7 Responses to Keep your day job

  1. Andrea says:

    Thanks for the link :-)

    As a writing teacher, I seem to be in good company… I work full time teaching 6-year-olds and I write in the evenings, weekends and school holidays, but I’m not a published writer yet. It’s my dream to be able to write for a living, but even if I became successful enough not to need another job, I would want to work part time to keep in touch with the world, no matter how much I love the peace and quiet of spending the day at home writing and reading. That part time job could be teaching, or voluntary work. Anything that keeps me in contact with people…

  2. CH Thomas says:

    No way, I would have to work at something. So much of what’s good about writing is experienced in life. And there is no better way in the world to experience that than to be motivated into compliance by employment. Without the grind, the peaks and the flat out obscene nature of the work place on whatever level to threaten one’s imagination, writing would be no fun at all. I think the workforce is one big cup of instant inspiration. White collar, blue color and especially people who are not related to the owners of a family owned business. Fact that’s been crafted into fiction is funnier, far more engaging and a heck of a lot scarier when you work with people who have no idea how you spend your free time.

  3. I think most of us have to keep our day jobs, whether we’d like to or not.

    But I also think that unless I became very, very (financially) successful, I’d want to keep working at least part-time. I need something to give my day some structure and I’d want opportunities to get out of the house and let my mind engage with the real world. Actually, a good part-time split between working and writing would be ideal.

  4. Years ago, I was fortunate enough to start my first small business in my chosen field, video production. It was highly successful for twenty years, and during that time, I also began writing (mostly technical documents). A few years ago, a combination of better technology and failing economy ate into my business income, reducing it by ninety percent. While most would have given up and walked away, I began to adapt and polish my skills in other areas. I revived my writing, this time, with novels and novellas. I discovered I love writing more than making films. With seven publications on Amazon, I guess I have reached a moderate level of success. Naturally, my hopes are for more, but the real love is the writing. I spend twelve hours a day working between filming and writing. No, I will never give up my day job when my new career takes off. I do what I do because I love doing it, both with making films and writing novels.

  5. Gill Avila says:

    Colin Wilson said that he liked the routine of factory work because it left his mind free to think. I tried to think the same way, but working in a factory making tanks and armored personnel carriers left me so exhausted that I would spend my days brooding about the unfortunate circumstances that led me to that situation.
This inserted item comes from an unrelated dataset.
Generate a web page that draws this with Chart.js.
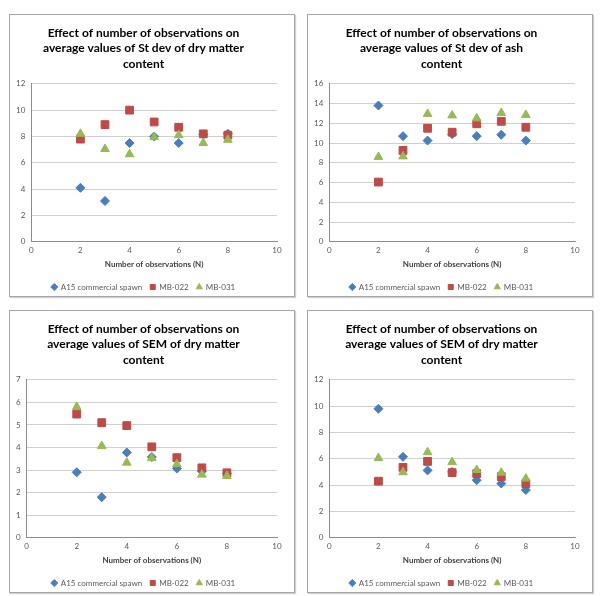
<!doctype html>
<html lang="en">
  <head>
    <meta charset="UTF-8" />
    <title>Effect of number of observations</title>
    <script src="https://cdn.jsdelivr.net/npm/chart.js"></script>
    <style>
      body {
        margin: 0;
        background: #fff;
        width: 604px;
        height: 596px;
        position: relative;
        overflow: hidden;
      }
      .panel {
        position: absolute;
        width: 284px;
        height: 281px;
        border: 1px solid #a6a6a6;
        box-shadow: 1px 1px 1px #d0d0d0;
        background: #fff;
      }
    </style>
  </head>
  <body>
    <div class="panel" style="left: 9px; top: 14px"><canvas id="c1" width="284" height="281"></canvas></div>
    <div class="panel" style="left: 307px; top: 14px"><canvas id="c2" width="284" height="281"></canvas></div>
    <div class="panel" style="left: 9px; top: 310px"><canvas id="c3" width="284" height="281"></canvas></div>
    <div class="panel" style="left: 307px; top: 310px"><canvas id="c4" width="284" height="281"></canvas></div>

    <script>
      // number of observations (N)
      const xValues = [2, 3, 4, 5, 6, 7, 8];
      const seriesNames = ["A15 commercial spawn", "MB-022", "MB-031"];

      // St dev of dry matter content
      const sdDryA15 = [4.1, 3.1, 7.5, 8.0, 7.5, 8.15, 8.2];
      const sdDryMB022 = [7.8, 8.9, 10.0, 9.1, 8.7, 8.2, 8.1];
      const sdDryMB031 = [8.2, 7.05, 6.65, 7.95, 8.1, 7.5, 7.75];

      // St dev of ash content
      const sdAshA15 = [13.8, 10.7, 10.25, 10.9, 10.7, 10.85, 10.25];
      const sdAshMB022 = [6.05, 9.25, 11.5, 11.1, 11.95, 12.2, 11.6];
      const sdAshMB031 = [8.6, 8.65, 12.95, 12.8, 12.5, 13.05, 12.85];

      // SEM of dry matter content (bottom left)
      const semDryA15 = [2.9, 1.8, 3.78, 3.58, 3.07, 2.95, 2.85];
      const semDryMB022 = [5.48, 5.1, 4.97, 4.03, 3.55, 3.1, 2.88];
      const semDryMB031 = [5.8, 4.07, 3.33, 3.53, 3.26, 2.8, 2.74];

      // SEM of dry matter content (bottom right)
      const semDry2A15 = [9.8, 6.15, 5.12, 5.0, 4.38, 4.12, 3.63];
      const semDry2MB022 = [4.3, 5.35, 5.8, 4.95, 4.88, 4.65, 4.12];
      const semDry2MB031 = [6.05, 4.98, 6.5, 5.75, 5.15, 4.95, 4.5];

      const colors = ["#4a7ebb", "#be4b48", "#98b954"];
      const styles = ["rectRot", "rect", "triangle"];
      const radii = [4.5, 5.5, 5];

      // legend keeps its item spacing but takes less height
      const tightLegend = {
        id: "tightLegend",
        beforeInit(chart) {
          const fit = chart.legend.fit;
          chart.legend.fit = function () {
            fit.bind(chart.legend)();
            this.height -= 7;
          };
        },
      };

      function makeChart(id, title, yMax, yStep, series) {
        const datasets = series.map((arr, i) => ({
          label: seriesNames[i],
          data: xValues.map((x, j) => ({ x: x, y: arr[j] })),
          pointStyle: styles[i],
          pointRadius: radii[i],
          backgroundColor: colors[i],
          borderColor: colors[i],
          borderWidth: 1,
          // later series drawn on top, like the original
          order: series.length - i,
        }));

        new Chart(document.getElementById(id), {
          type: "scatter",
          data: { datasets: datasets },
          plugins: [tightLegend],
          options: {
            responsive: false,
            animation: false,
            layout: { padding: { left: 0, right: 17, top: 6, bottom: 2 } },
            plugins: {
              title: {
                display: true,
                text: title,
                color: "#000",
                font: { family: "Lato", size: 12, weight: "bold", lineHeight: 1.3 },
                padding: { top: 4, bottom: 12 },
              },
              legend: {
                position: "bottom",
                labels: {
                  usePointStyle: true,
                  boxWidth: 5,
                  boxHeight: 5,
                  padding: 8,
                  color: "#595959",
                  font: { family: "Lato", size: 8 },
                  sort: (a, b) => a.datasetIndex - b.datasetIndex,
                },
              },
              tooltip: { enabled: false },
            },
            scales: {
              x: {
                type: "linear",
                min: 0,
                max: 10,
                ticks: {
                  stepSize: 2,
                  color: "#595959",
                  font: { family: "Lato", size: 8 },
                  padding: 4,
                },
                grid: { display: false, drawTicks: false },
                border: { display: true, color: "#8c8c8c" },
                title: {
                  display: true,
                  text: "Number of observations (N)",
                  color: "#404040",
                  font: { family: "Lato", size: 8, weight: "bold" },
                  padding: { top: 0, bottom: 6 },
                },
              },
              y: {
                min: 0,
                max: yMax,
                ticks: {
                  stepSize: yStep,
                  color: "#595959",
                  font: { family: "Lato", size: 8 },
                  padding: 6,
                },
                grid: { color: "#d0d0d0", drawTicks: false },
                border: { display: true, color: "#8c8c8c" },
              },
            },
          },
        });
      }

      makeChart(
        "c1",
        ["Effect of number of observations on", "average values of St dev of dry matter", "content"],
        12, 2,
        [sdDryA15, sdDryMB022, sdDryMB031]
      );
      makeChart(
        "c2",
        ["Effect of number of observations on", "average values of St dev of ash", "content"],
        16, 2,
        [sdAshA15, sdAshMB022, sdAshMB031]
      );
      makeChart(
        "c3",
        ["Effect of number of observations on", "average values of SEM of dry matter", "content"],
        7, 1,
        [semDryA15, semDryMB022, semDryMB031]
      );
      makeChart(
        "c4",
        ["Effect of number of observations on", "average values of SEM of dry matter", "content"],
        12, 2,
        [semDry2A15, semDry2MB022, semDry2MB031]
      );
    </script>
  </body>
</html>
  6. Kellie Lovegrove says:

    I agree with many that have already posted, I would have to keep a day job. In the last 12 years, my life has been a blur of events. I think I have gotten used to being busy that if I didn’t have my day job I would get bored. Also, I can procrastinate with the best of them. Because of my job, I know I only have so long each day to write. If I don’t take advantage of it then I might not be able to accomplish my dream of being published and, therefore, procrastination isn’t really an option.

  7. Since I have young children, I do have to consider financial stability. Having said that, if I reasonably felt that the writing could provide enough income to replace my day job, then I would go for it. The main reason is that I so many words in my head, and not enough hours to write, that I could easily spend 5 – 6 hours each day at the craft.